People in conversation

Rethinking the Expert Mentality

I’m starting to notice trainings and presentations that offer mediators and negotiators insights into how the brain works. The idea is that this knowledge will help them be more successful in getting people to a positive result. The emphasis seems to be on improved techniques for practicing on the clients.

This strikes me as something like traditional Western medical practice—fast disappearing—where the all-knowing expert delivers a pill or treatment that makes patients better but no wiser about what got them into trouble or how they might prevent or mitigate another illness or injury. In this model, the expert is the “fixer” who maintains secret knowledge that she applies to an injured and suffering person, and voila! All fixed. No questions asked.
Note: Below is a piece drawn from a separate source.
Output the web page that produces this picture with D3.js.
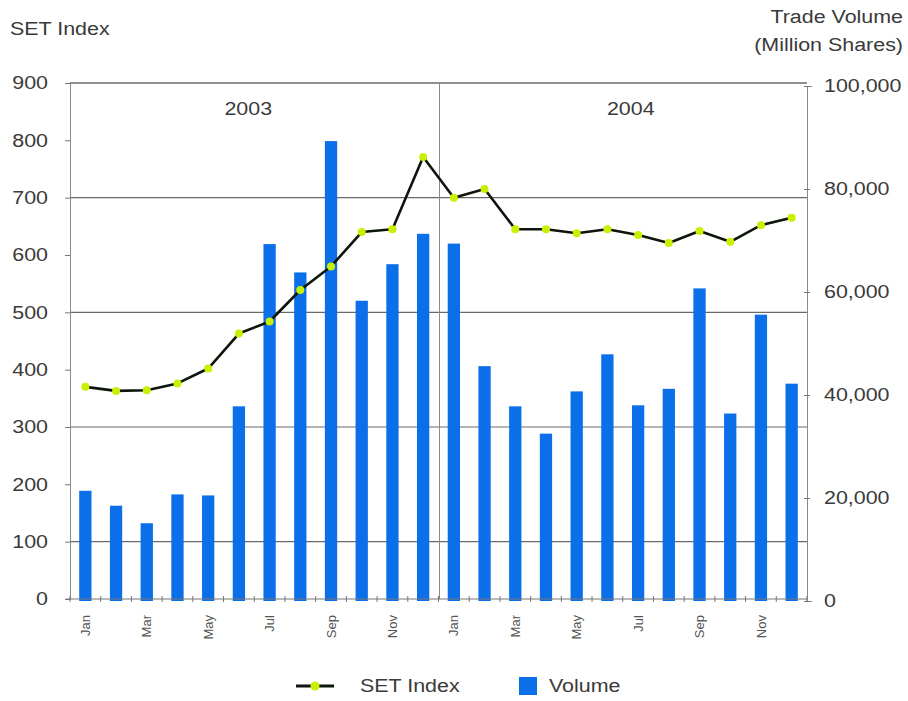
<!DOCTYPE html>
<html><head><meta charset="utf-8">
<script src="https://cdn.jsdelivr.net/npm/d3@7"></script>
<style>body{margin:0;background:#fff;}text{font-family:"Liberation Sans",Arial,sans-serif;}</style>
</head><body>
<svg id="c" width="908" height="701"></svg>
<script>
const months = ["Jan","Feb","Mar","Apr","May","Jun","Jul","Aug","Sep","Oct","Nov","Dec"];
const years = ["2003","2004"];
const setIndex = [370,363,364,376,402,463,484,539,580,640,645,771,
                  700,715,645,645,638,645,635,621,642,623,652,665];
const volume = [21400,18500,15100,20700,20500,37800,69300,63800,89300,58300,65400,71300,
                69400,45600,37800,32500,40700,47900,38000,41200,60700,36400,55600,42200];
const leftTicks = [0,100,200,300,400,500,600,700,800,900];
const rightTicks = [0,20000,40000,60000,80000,100000];
const gridValues = [100,300,500,700,900];

const categories = [];
years.forEach(y => months.forEach(m => categories.push(y + "-" + m)));

const svg = d3.select("#c");
const L = 70, R = 807;
const x = d3.scaleBand().domain(categories).range([L, R]).paddingInner(0.6).paddingOuter(0.3);
const yL = d3.scaleLinear().domain([0, 900]).range([599, 83]);
const yR = d3.scaleLinear().domain([0, 100000]).range([601, 86]);
const txt = "#3a3a3a";
const FONT = "'Liberation Sans', Arial, sans-serif";
const FS = 18, STRETCH = 1.19;
function stretch(sel, k) {
  sel.each(function () {
    const w = this.getComputedTextLength();
    d3.select(this).attr("textLength", w * k).attr("lengthAdjust", "spacingAndGlyphs");
  });
}

// gridlines
svg.append("g").selectAll("line").data(gridValues).join("line")
  .attr("x1", L).attr("x2", R).attr("y1", d => yL(d)).attr("y2", d => yL(d))
  .attr("stroke", "#6a6a6a").attr("stroke-width", 1.2);
// year divider
const xb = d3.scaleLinear().domain([0, categories.length]).range([L, R]);
svg.append("line").attr("x1", xb(12) + 1).attr("x2", xb(12) + 1).attr("y1", yL(900)).attr("y2", yL(0))
  .attr("stroke", "#8a8a8a").attr("stroke-width", 1);

const texts = [];
// year labels
years.forEach((yv, i) => {
  texts.push(svg.append("text").attr("x", (xb(i*12) + xb(i*12+12)) / 2 + (i ? 8 : -6)).attr("y", 115)
    .attr("text-anchor", "middle").attr("font-size", FS).attr("fill", txt).text(yv));
});

// bars
svg.append("g").selectAll("rect").data(volume).join("rect")
  .attr("x", (d, i) => x(categories[i])).attr("width", x.bandwidth())
  .attr("y", d => yR(d)).attr("height", d => yR(0) - yR(d))
  .attr("fill", "#0b6fea");

// left axis
const axL = svg.append("g").attr("transform", `translate(${L},0)`)
  .call(d3.axisLeft(yL).tickValues(leftTicks).tickSize(5).tickPadding(17).tickFormat(d3.format("d")));
axL.select(".domain").attr("stroke", "#8a8a8a");
axL.selectAll(".tick line").attr("stroke", "#777");
axL.selectAll("text").attr("font-size", FS).attr("fill", txt).attr("font-family", FONT);
texts.push(axL.selectAll("text"));

// right axis
const axR = svg.append("g").attr("transform", `translate(${R},0)`)
  .call(d3.axisRight(yR).tickValues(rightTicks).tickSize(5).tickPadding(12).tickFormat(d3.format(",")));
axR.select(".domain").attr("stroke", "#8a8a8a");
axR.selectAll(".tick line").attr("stroke", "#777").attr("transform", "translate(-3,0)").attr("x2", 6);
axR.selectAll("text").attr("font-size", FS).attr("fill", txt).attr("font-family", FONT);
texts.push(axR.selectAll("text"));

// top border
svg.append("line").attr("x1", L).attr("x2", R).attr("y1", yL(900)).attr("y2", yL(900))
  .attr("stroke", "#6a6a6a").attr("stroke-width", 1.2);

// bottom axis with ticks at band boundaries
const bottom = svg.append("g");
bottom.append("line").attr("x1", L - 4).attr("x2", R).attr("y1", yL(0)).attr("y2", yL(0))
  .attr("stroke", "#777").attr("stroke-width", 1.2);
bottom.selectAll("line.t").data(d3.range(categories.length + 1)).join("line").attr("class", "t")
  .attr("x1", d => xb(d)).attr("x2", d => xb(d)).attr("y1", yL(0) - 3).attr("y2", yL(0) + 3)
  .attr("stroke", "#777");
const xAx = svg.append("g").attr("transform", `translate(0,${yL(0)})`)
  .call(d3.axisBottom(x).tickValues(categories.filter((c, i) => i % 2 === 0)).tickSize(0)
    .tickFormat(d => d.split("-")[1]));
xAx.select(".domain").remove();
xAx.selectAll("text").attr("font-size", 13).attr("fill", "#555")
  .attr("font-family", FONT)
  .attr("transform", "rotate(-90)").attr("text-anchor", "end")
  .attr("x", -16).attr("y", 0).attr("dy", "0.35em");

// line
const line = d3.line().x((d, i) => x(categories[i]) + x.bandwidth() / 2).y(d => yL(d));
svg.append("path").datum(setIndex).attr("d", line).attr("fill", "none")
  .attr("stroke", "#0d160a").attr("stroke-width", 2.6).attr("stroke-linejoin", "round");
svg.append("g").selectAll("circle").data(setIndex).join("circle")
  .attr("cx", (d, i) => x(categories[i]) + x.bandwidth() / 2).attr("cy", d => yL(d))
  .attr("r", 4).attr("fill", "#c8f000");

// axis titles
texts.push(svg.append("text").attr("x", 10).attr("y", 35).attr("font-size", FS).attr("fill", txt).text("SET Index"));
texts.push(svg.append("text").attr("x", 903).attr("y", 23).attr("text-anchor", "end").attr("font-size", FS).attr("fill", txt).text("Trade Volume"));
texts.push(svg.append("text").attr("x", 903).attr("y", 51).attr("text-anchor", "end").attr("font-size", FS).attr("fill", txt).text("(Million Shares)"));

// legend
const lg = svg.append("g");
lg.append("line").attr("x1", 296).attr("x2", 334).attr("y1", 686).attr("y2", 686)
  .attr("stroke", "#0d160a").attr("stroke-width", 3);
lg.append("circle").attr("cx", 315).attr("cy", 686).attr("r", 4.5).attr("fill", "#c8f000");
texts.push(lg.append("text").attr("x", 360).attr("y", 692).attr("font-size", FS).attr("fill", txt).text("SET Index"));
lg.append("rect").attr("x", 519).attr("y", 677).attr("width", 18).attr("height", 18).attr("fill", "#0b6fea");
texts.push(lg.append("text").attr("x", 549).attr("y", 692).attr("font-size", FS).attr("fill", txt).text("Volume"));

texts.forEach(t => stretch(t, STRETCH));
</script>
</body></html>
What’s replacing this approach in the medical field is the idea that professionals and patients are co-creators of health. Providers invite patients into active responsibility for their well-being. I’d like to see all the various practice streams in our field embrace the notion that we too are co-creators of health—of the healthy relationships, organizations, business environments, communities, and governance systems that make up a healthy society and a well-functioning democracy.

But wait! Isn’t this big picture thinking just too distracting?! We practitioners have concrete situations to deal with—and clients, communities and funders who expect us to create immediate, positive results. It’s natural to get focused on the goal of immediate progress (however we define that) and what we—the experts—can do to bring it about as quickly as we can.

I think it’s possible to set an additional intention for our practice (borrowing a phrase from my yoga teachers) that doesn’t compromise our other goals: we can provide participants with deeper understanding of the processes in which we engage them. What is happening and why?

Does this mean turning every mediation, dialogue, or facilitated meeting into a training? No, it doesn’t.

It may mean letting people in on some of the ideas behind what they’ve been asked to do: explaining what communications agreements achieve, and why certain questions invite reflection. It means seeking greater awareness by participants of their own abilities to contribute constructively—abilities that they perhaps didn’t see or value before, like an ability to listen, to speak so they’re heard, to manage a strong trigger, or to gain understanding of a radically different point of view.

When we resist the expert mentality, we can let people in on the choices under their control—and hope that by some small measure they’ll leave our processes better equipped to be bridge-builders, problem-solvers, and peacemakers.

Mary Jacksteit is an Associate Emerita of Essential Partners.